The anaerobic digester will ferment up to 120 tonnes of organic waste a week and will generate enough energy to power the firm's packaging factory with any excess energy to be sold back to the grid.
The business was founded by the Gilpin family 50 years ago, and started out growing cabbages and scallions for Belfast markets.
Now handed down to the third generation of the family, Gilfresh Produce employs 130 staff, manages around 2,500 acres of field vegetables and salad crops, and supplies all major UK supermarket chains.
The anaerobic digester will allow the business to be self-sufficient energy producers. Rising energy costs have been putting pressure on companies. William Gilpin, director at Gilfresh Produce, said: "Four years ago we realised that we could utilise our waste products in a more efficient way.
"At that point we were selling waste vegetables to farmers for feed at a very low margin.
"The business was facing several pressures including increasing energy costs, poor weather and challenging trading conditions. We travelled to a few sites in Europe to see how anaerobic digesters could work for us and we saw that it would complement and enhance our business operations.
"It has taken a lot of planning but we are finally at the stage where the system is up and running and producing electricity. We have one full-time employee who is in charge of the digester, which sits in a three acre field beside our factory."
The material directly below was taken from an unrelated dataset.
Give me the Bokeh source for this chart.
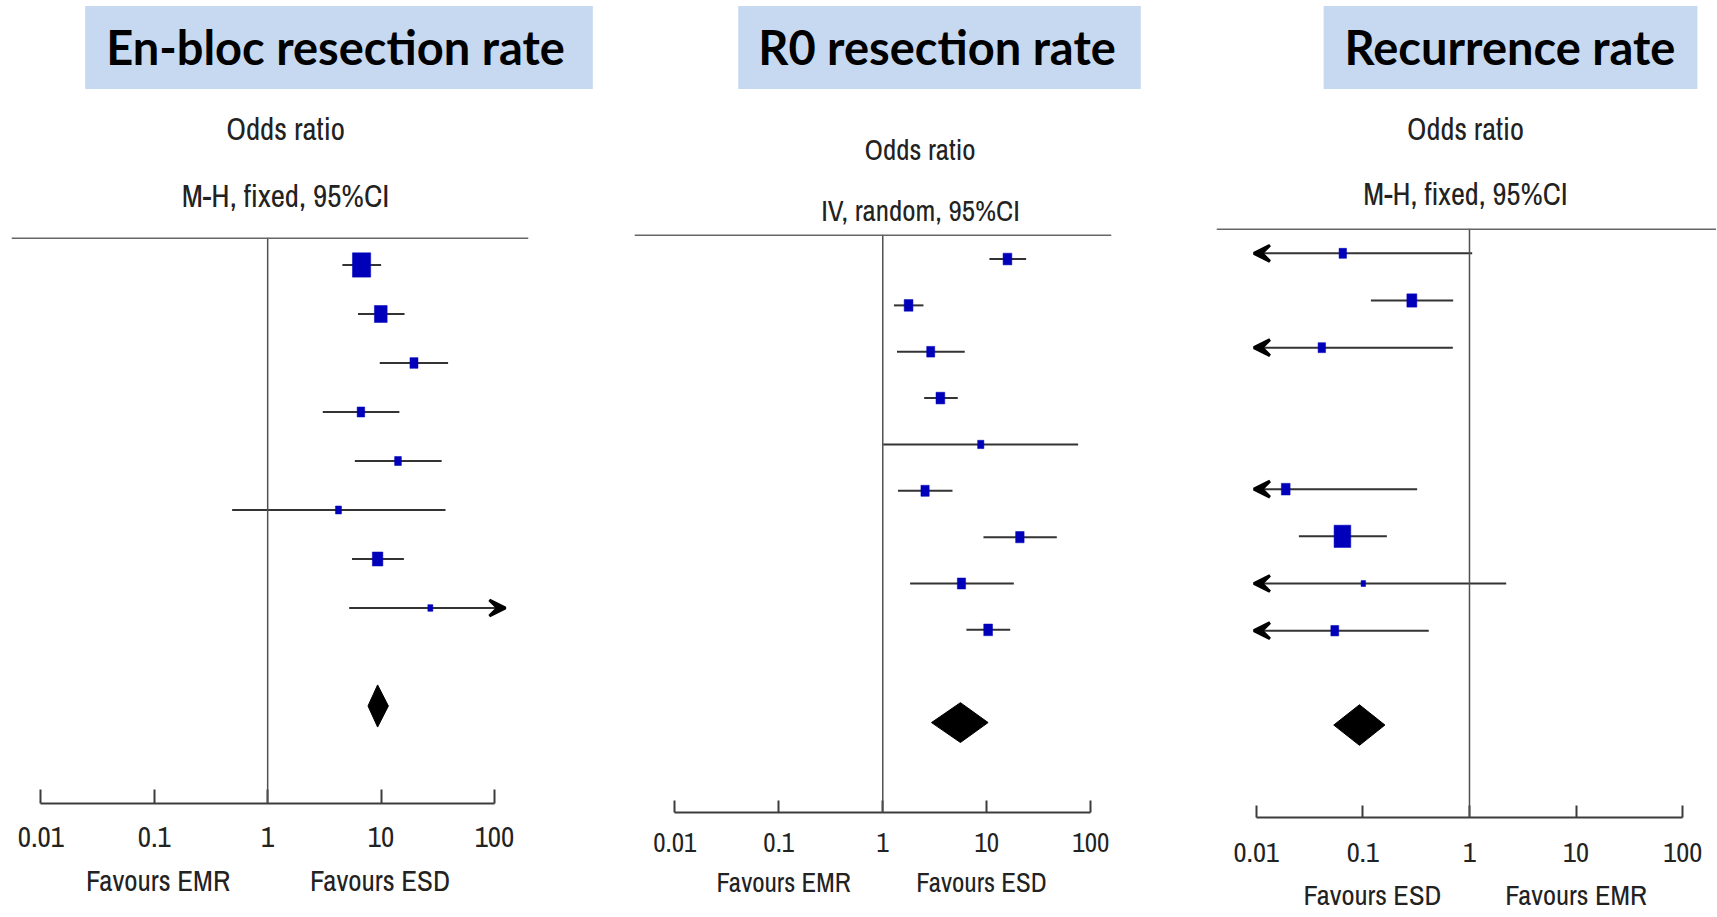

Mr Gilpin was named Marks & Spencer Young Producer of the Year at Balmoral Show in May. The company also picked up the Tomorrow Matters Award at the Henderson Wholesale Local Supplier of the Year awards.
Mr Gilpin added: "Our core business banking is with Danske Bank and when we approached them about our idea for this system, they were very keen to help. We were concerned that we would need to look at an external investor with higher interest rates."
Northern Ireland has 25 anaerobic digesters The first was built in 2008 for research by the Agri-food and Biosciences Institute in Hillsborough.